■ **Written task**: Look for the string "this" and copy every line that has it.

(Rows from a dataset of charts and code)
>>>>

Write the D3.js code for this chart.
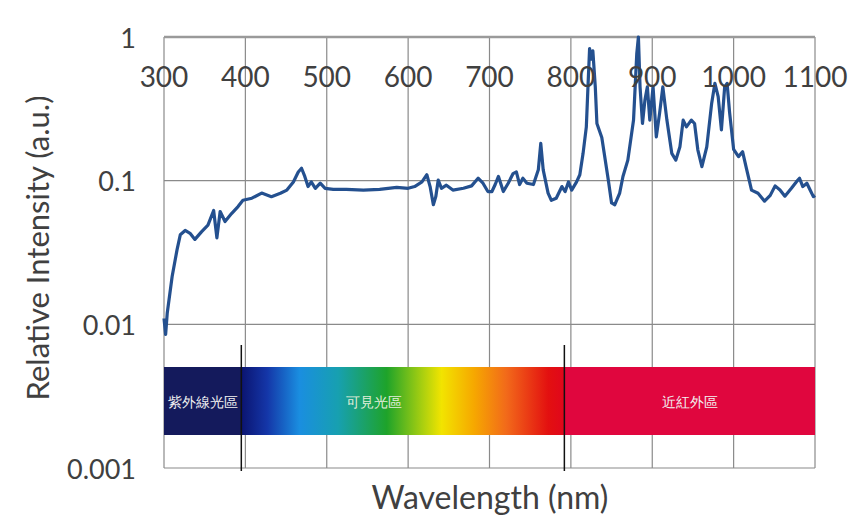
<!DOCTYPE html>
<html>
<head>
<meta charset="utf-8">
<script src="https://cdn.jsdelivr.net/npm/d3@7"></script>
<style>
  body { margin: 0; background: #fff; }
  svg text { font-family: Lato, "Open Sans", sans-serif; }
</style>
</head>
<body>
<div id="chart"></div>
<script>
// wavelength (nm) and relative intensity
const wavelength = [300, 302, 304, 310, 316, 320, 326, 332, 338, 346, 354, 361, 365, 369, 375, 383, 391, 397,
  408, 420, 432, 443, 451, 459, 465, 469, 473, 477, 481, 486, 492, 498, 508, 524, 545, 565, 586, 600, 608,
  617, 623, 627, 631, 634, 637, 641, 647, 655, 668, 678, 686, 692, 698, 703, 707, 711, 717, 723, 729, 733,
  737, 741, 746, 754, 760, 763, 766, 772, 776, 782, 789, 793, 797, 801, 807, 811, 815, 819, 821, 823, 825,
  827, 830, 832, 838, 846, 850, 854, 860, 864, 870, 877, 881, 883, 885, 888, 891, 894, 897, 901, 905, 909,
  913, 918, 924, 929, 934, 938, 942, 948, 952, 956, 961, 967, 973, 977, 981, 985, 989, 992, 995, 1000, 1006,
  1011, 1016, 1022, 1030, 1038, 1045, 1051, 1057, 1063, 1071, 1077, 1081, 1085, 1090, 1094, 1098, 1100];
const intensity = [0.011, 0.0085, 0.012, 0.0215, 0.033, 0.042, 0.045, 0.043, 0.039, 0.044, 0.049, 0.062, 0.040,
  0.061, 0.052, 0.059, 0.066, 0.073, 0.0755, 0.082, 0.0774, 0.0817, 0.086, 0.098, 0.115, 0.122, 0.107, 0.091,
  0.098, 0.0885, 0.096, 0.0885, 0.087, 0.087, 0.086, 0.087, 0.0898, 0.0885, 0.091, 0.098, 0.11, 0.091, 0.068,
  0.0774, 0.101, 0.0885, 0.093, 0.086, 0.0885, 0.092, 0.104, 0.096, 0.084, 0.084, 0.094, 0.107, 0.084, 0.096,
  0.112, 0.115, 0.094, 0.104, 0.096, 0.094, 0.119, 0.182, 0.119, 0.082, 0.073, 0.0755, 0.091, 0.084, 0.098,
  0.086, 0.098, 0.11, 0.155, 0.237, 0.45, 0.83, 0.7, 0.8, 0.45, 0.25, 0.2, 0.101, 0.07, 0.068, 0.082, 0.107,
  0.139, 0.264, 0.77, 1.0, 0.45, 0.25, 0.364, 0.45, 0.264, 0.45, 0.202, 0.294, 0.45, 0.264, 0.155, 0.139,
  0.172, 0.264, 0.237, 0.264, 0.25, 0.164, 0.125, 0.172, 0.345, 0.476, 0.384, 0.226, 0.45, 0.476, 0.3, 0.165,
  0.147, 0.159, 0.12, 0.086, 0.0817, 0.072, 0.079, 0.092, 0.0862, 0.078, 0.0885, 0.098, 0.104, 0.0909, 0.096,
  0.0862, 0.0774, 0.079];

const xTicks = [300, 400, 500, 600, 700, 800, 900, 1000, 1100];
const yTicks = [1, 0.1, 0.01, 0.001];
const yTickLabels = ["1", "0.1", "0.01", "0.001"];

// spectral regions (nm)
const regionNames = ["紫外線光區", "可見光區", "近紅外區"];
const regionStart = [300, 395, 792];
const regionEnd = [395, 792, 1100];

const width = 849, height = 517;
const plot = { left: 164, right: 815, top: 37, bottom: 468 };

const svg = d3.select("#chart").append("svg")
  .attr("width", width).attr("height", height);

const x = d3.scaleLinear().domain([300, 1100]).range([plot.left, plot.right]);
const y = d3.scaleLog().domain([0.001, 1]).range([plot.bottom, plot.top]);

// vertical gridlines
svg.append("g").selectAll("line").data(xTicks).enter().append("line")
  .attr("x1", d => x(d)).attr("x2", d => x(d))
  .attr("y1", plot.top).attr("y2", plot.bottom)
  .attr("stroke", "#8a8a8a").attr("stroke-width", 1.2);

// horizontal gridlines
svg.append("g").selectAll("line").data(yTicks.slice(1)).enter().append("line")
  .attr("x1", plot.left).attr("x2", plot.right)
  .attr("y1", d => y(d)).attr("y2", d => y(d))
  .attr("stroke", "#8a8a8a").attr("stroke-width", 1.2);

// top axis line (x axis crosses at 1)
svg.append("line")
  .attr("x1", plot.left).attr("x2", plot.right)
  .attr("y1", plot.top).attr("y2", plot.top)
  .attr("stroke", "#9a9a9a").attr("stroke-width", 2.5);

// spectrum band
const defs = svg.append("defs");
const grad = defs.append("linearGradient").attr("id", "visible")
  .attr("x1", "0%").attr("x2", "100%");
const stops = [
  [0, "#0b1470"], [0.08, "#1436a8"], [0.18, "#1a8ee0"], [0.3, "#17a0b0"],
  [0.45, "#1ea32a"], [0.56, "#a8cf10"], [0.62, "#f2e400"], [0.72, "#f6a800"],
  [0.82, "#f26a1a"], [0.95, "#e31010"], [1, "#e0061c"]
];
grad.selectAll("stop").data(stops).enter().append("stop")
  .attr("offset", d => d[0]).attr("stop-color", d => d[1]);

const bandTop = 367, bandBottom = 435;
const bandFill = ["#141a5c", "url(#visible)", "#e0063e"];
svg.append("g").selectAll("rect").data(regionNames).enter().append("rect")
  .attr("x", (d, i) => x(regionStart[i]))
  .attr("width", (d, i) => x(regionEnd[i]) - x(regionStart[i]))
  .attr("y", bandTop).attr("height", bandBottom - bandTop)
  .attr("fill", (d, i) => bandFill[i]);

svg.append("g").selectAll("text").data(regionNames).enter().append("text")
  .attr("x", (d, i) => i === 1 ? x(regionStart[i]) + 0.41 * (x(regionEnd[i]) - x(regionStart[i]))
                               : (x(regionStart[i]) + x(regionEnd[i])) / 2)
  .attr("y", (bandTop + bandBottom) / 2)
  .attr("text-anchor", "middle").attr("dominant-baseline", "central")
  .attr("font-family", "'Noto Sans CJK TC', sans-serif")
  .attr("font-size", 14).attr("fill", (d, i) => i === 1 ? "#e2eedc" : "#f2f2f2")
  .text(d => d);

// region boundary markers
svg.append("g").selectAll("line").data(regionStart.slice(1)).enter().append("line")
  .attr("x1", d => x(d)).attr("x2", d => x(d))
  .attr("y1", 345).attr("y2", 471)
  .attr("stroke", "#111").attr("stroke-width", 1.5);

// spectrum line
const line = d3.line()
  .x((d, i) => x(wavelength[i]))
  .y(d => y(d))
  .curve(d3.curveLinear);
svg.append("path")
  .datum(intensity)
  .attr("d", line)
  .attr("fill", "none")
  .attr("stroke", "#24508f")
  .attr("stroke-width", 3.2)
  .attr("stroke-linejoin", "round");

// tick labels
svg.append("g").selectAll("text").data(xTicks).enter().append("text")
  .attr("x", d => x(d)).attr("y", 76)
  .attr("text-anchor", "middle").attr("dominant-baseline", "central")
  .attr("font-size", 28).attr("fill", "#404040")
  .text(d => d);

svg.append("g").selectAll("text").data(yTicks).enter().append("text")
  .attr("x", 136).attr("y", d => y(d))
  .attr("text-anchor", "end").attr("dominant-baseline", "central")
  .attr("font-size", 27).attr("fill", "#404040")
  .text((d, i) => yTickLabels[i]);

// axis titles
svg.append("text")
  .attr("x", 490).attr("y", 496)
  .attr("text-anchor", "middle").attr("dominant-baseline", "central")
  .attr("font-size", 32).attr("fill", "#404040")
  .text("Wavelength (nm)");

svg.append("text")
  .attr("transform", "translate(37,248) rotate(-90)")
  .attr("text-anchor", "middle").attr("dominant-baseline", "central")
  .attr("font-size", 31).attr("fill", "#404040")
  .text("Relative Intensity (a.u.)");
</script>
</body>
</html>
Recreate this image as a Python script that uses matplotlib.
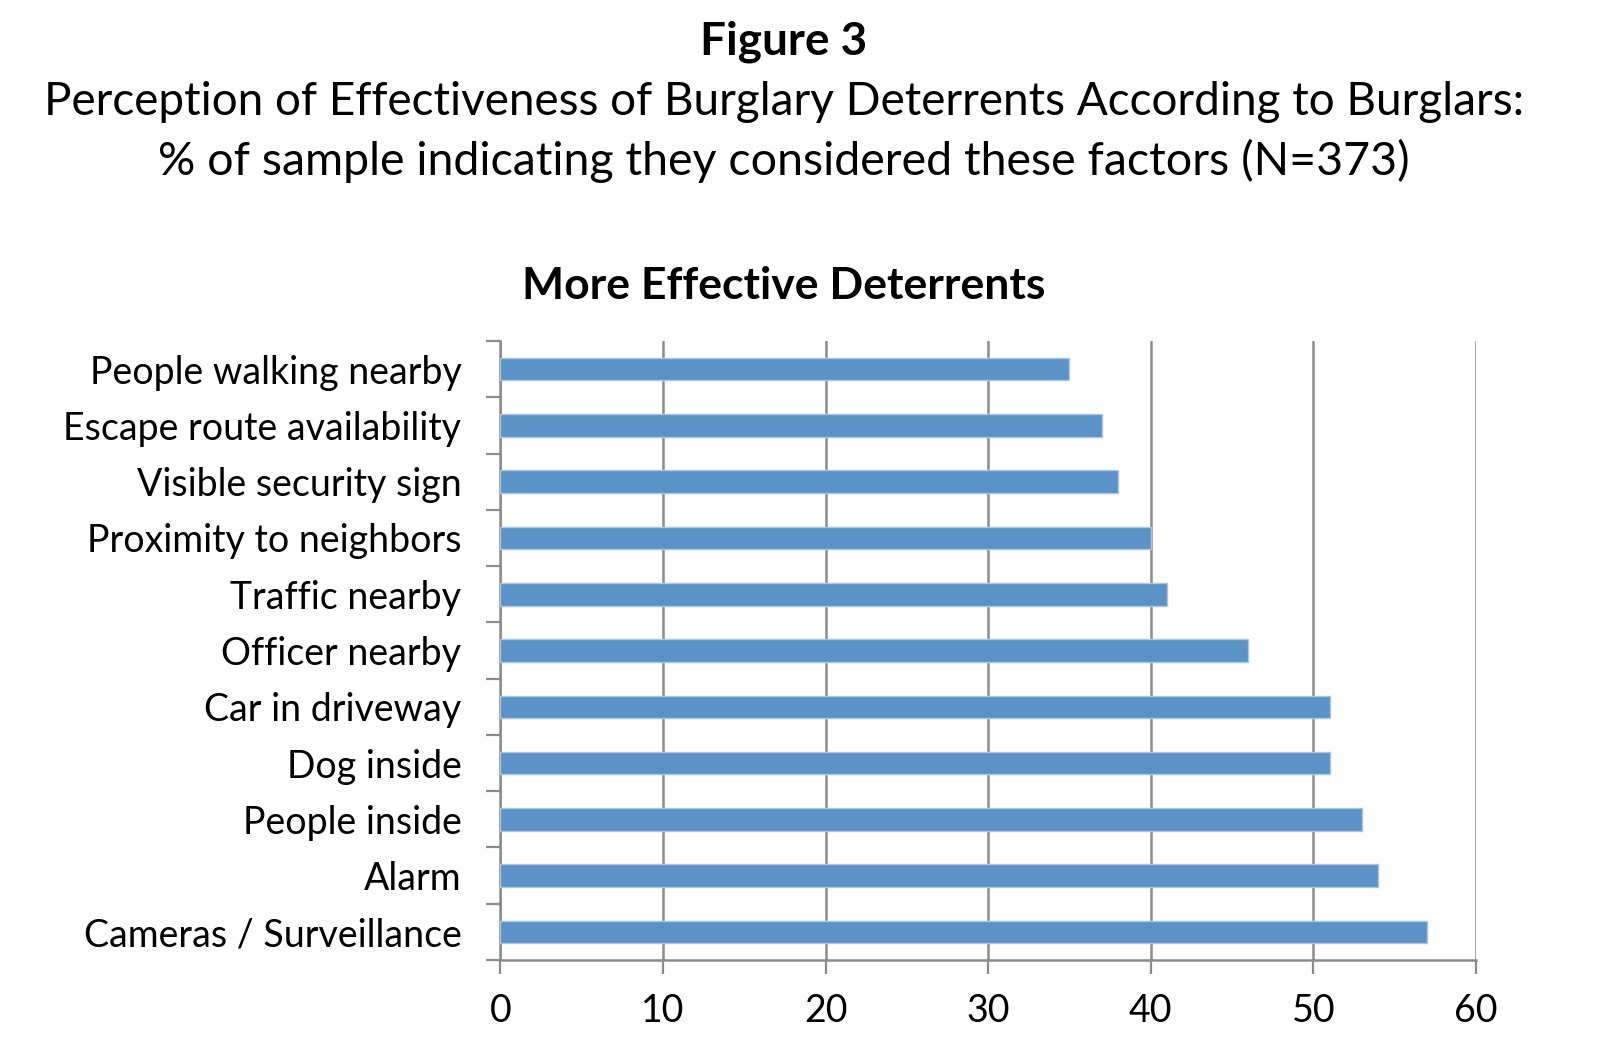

<<<<

■ **Written answer**:
Write the D3.js code for this chart.
Recreate this image as a Python script that uses matplotlib.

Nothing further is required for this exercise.